Citations sur Les enfants du Jacaranda (75)
Dans la nouvelle prison, la prière faisait partie intégrante de leur éducation. On les avait transférés ici pour en faire des hommes très pieux, craignant Dieu. Mais dans cet univers de violence et de folie, Dieu n'était pas celui qu'Amir redoutait le plus.
Qu'avait-elle fait ? Elle avait fait naître un enfant dans un monde où ce n'était pas sa mère qui le tenait dans ses bras la première, mais une gardienne de prison.
Elle avait cru qu'emmener sa fille si loin serait l'étape suprême pour la protéger du passé, de la mort et du sang. Si loin de l'Iran, elles pourraient vivre en paix, le bonheur de Sheida serait garanti, et tout, d'une manière ou d'une autre, serait plus facile.
La vie, ce peut être de décider de se rendre ou non à l'opéra, de mettre de l'argent de côté. La vie peut être amusante, dénuée de peur et d'horreur. Une existence où l'on n'est pas forcé de toujours se battre, de résister, de se débattre, où l'on n'est pas perpétuellement obligé de tester les limites de son courage, de sa lâcheté.
Leurs voix rebondissaient sur les nombreuses épaisseurs de rideaux tirés pour empêcher le bruit de filtrer dans les rues. Les rues où des hommes armés patrouillaient dans le silence de la ville, à l'affût de signes de bonheur à réprimer, cherchant à faire taire par le fouet le rire interdit d'une révolution.
Elle se demande si elle se serait assise à la même table que lui, leurs mondes parallèles et pourtant lointains se rencontrant, s'ils avaient été en Iran. Elle n'en est pas sûre. Elle n'est pas sûre non plus que l'occasion se serait présentée. Elle sait qu'en d'autres lieux, dans une autre vie, il aurait pu être son ennemi.
Il aurait été là-bas aussi loin d'elle qu'il est proche d'elle en Italie aujourd'hui, car ici, à des milliers de kilomètres l'Histoire cesse d'être aussi atrocement personnelle. Elle devient quelque chose que l'on voit au journal télévisé. Les mots sont plus faciles à prononcer, plus légers. Les gestes sont moins inhibés, les regards moins instinctivement prudents, les sentiments moins éreintants, ils sont moins mêlés de la honte, des reproche, du désir de vengeance et de rédemption d'une nation entière.
- Voilà ton enfant, dit-il.
Jamais, de toute sa vie, Amir n'avait été aussi conscient des battements de son cœur et du sang qui se précipitait dans ses veines que lorsqu'il écarta la couverture et vit deux grands yeux marron qui le regardaient, ainsi que le duvet doux et brun sur le front de sa fille.
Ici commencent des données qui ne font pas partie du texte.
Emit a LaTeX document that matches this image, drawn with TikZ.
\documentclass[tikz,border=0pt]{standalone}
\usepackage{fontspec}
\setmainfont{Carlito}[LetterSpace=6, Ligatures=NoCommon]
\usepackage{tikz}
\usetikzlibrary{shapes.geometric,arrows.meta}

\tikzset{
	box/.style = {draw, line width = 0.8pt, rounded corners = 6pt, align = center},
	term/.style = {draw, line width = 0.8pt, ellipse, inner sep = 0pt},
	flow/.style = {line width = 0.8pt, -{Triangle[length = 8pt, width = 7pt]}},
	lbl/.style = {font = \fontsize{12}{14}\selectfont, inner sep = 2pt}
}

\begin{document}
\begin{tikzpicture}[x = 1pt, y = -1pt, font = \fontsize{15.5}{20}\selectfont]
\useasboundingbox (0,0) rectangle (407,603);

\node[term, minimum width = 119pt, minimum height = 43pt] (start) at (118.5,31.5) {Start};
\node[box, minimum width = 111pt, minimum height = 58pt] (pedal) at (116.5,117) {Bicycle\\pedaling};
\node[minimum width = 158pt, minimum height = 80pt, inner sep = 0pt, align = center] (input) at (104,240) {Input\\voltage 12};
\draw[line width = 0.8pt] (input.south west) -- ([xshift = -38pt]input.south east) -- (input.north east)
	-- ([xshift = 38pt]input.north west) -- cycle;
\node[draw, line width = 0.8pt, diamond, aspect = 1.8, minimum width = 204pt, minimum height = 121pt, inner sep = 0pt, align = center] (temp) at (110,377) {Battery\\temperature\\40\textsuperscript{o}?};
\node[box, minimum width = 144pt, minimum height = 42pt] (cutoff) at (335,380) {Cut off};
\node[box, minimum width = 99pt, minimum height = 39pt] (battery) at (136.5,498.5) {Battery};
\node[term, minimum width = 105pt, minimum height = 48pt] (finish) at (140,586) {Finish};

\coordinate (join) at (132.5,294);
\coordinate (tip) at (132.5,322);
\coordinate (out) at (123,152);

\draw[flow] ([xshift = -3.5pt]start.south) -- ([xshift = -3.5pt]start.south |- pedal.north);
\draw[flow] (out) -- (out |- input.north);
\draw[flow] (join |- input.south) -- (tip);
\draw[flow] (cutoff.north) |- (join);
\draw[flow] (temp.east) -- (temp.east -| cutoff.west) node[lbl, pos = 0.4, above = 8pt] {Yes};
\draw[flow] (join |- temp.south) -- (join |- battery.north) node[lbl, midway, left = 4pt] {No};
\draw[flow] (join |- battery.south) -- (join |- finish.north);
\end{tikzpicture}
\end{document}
Quelques gouttes de pluie tombèrent sur son visage et elle cligna des yeux, ouvrant la bouche. Amir la contempla, sidéré. Il la tenait sans faire le moindre mouvement, comme brusquement paralysé.
Trois minutes plus tard, le gardien revient et lui arracha l'enfant. Et Amir fut reconduit dans sa cellule, tremblant.
Sa mère ne demandait jamais à Sheida si elle se rappelait quoi que ce soit de son père. Enfant, Sheida attendait en silence un signe de sa mère qui l'autoriserait à laisser libre cours à son terrifiant besoin de savoir, son besoin de parler de son père. Mais aucun signe ne venait. Elle souffrait de ne pas se souvenir, souffrait à cause de ce vide. Et sa mère ne lui demanda jamais la cause de sa souffrance. Elle n'en sut jamais rien.
Elle ne peut pas revenir après tant d'années et exiger de s'approprier le présent,de le faire sien.
La vie, ce n'est pas avoir oublié comment écrire et s'en contenter.
Toute cette histoire est une prison. Nous sommes tous dans une grande prison.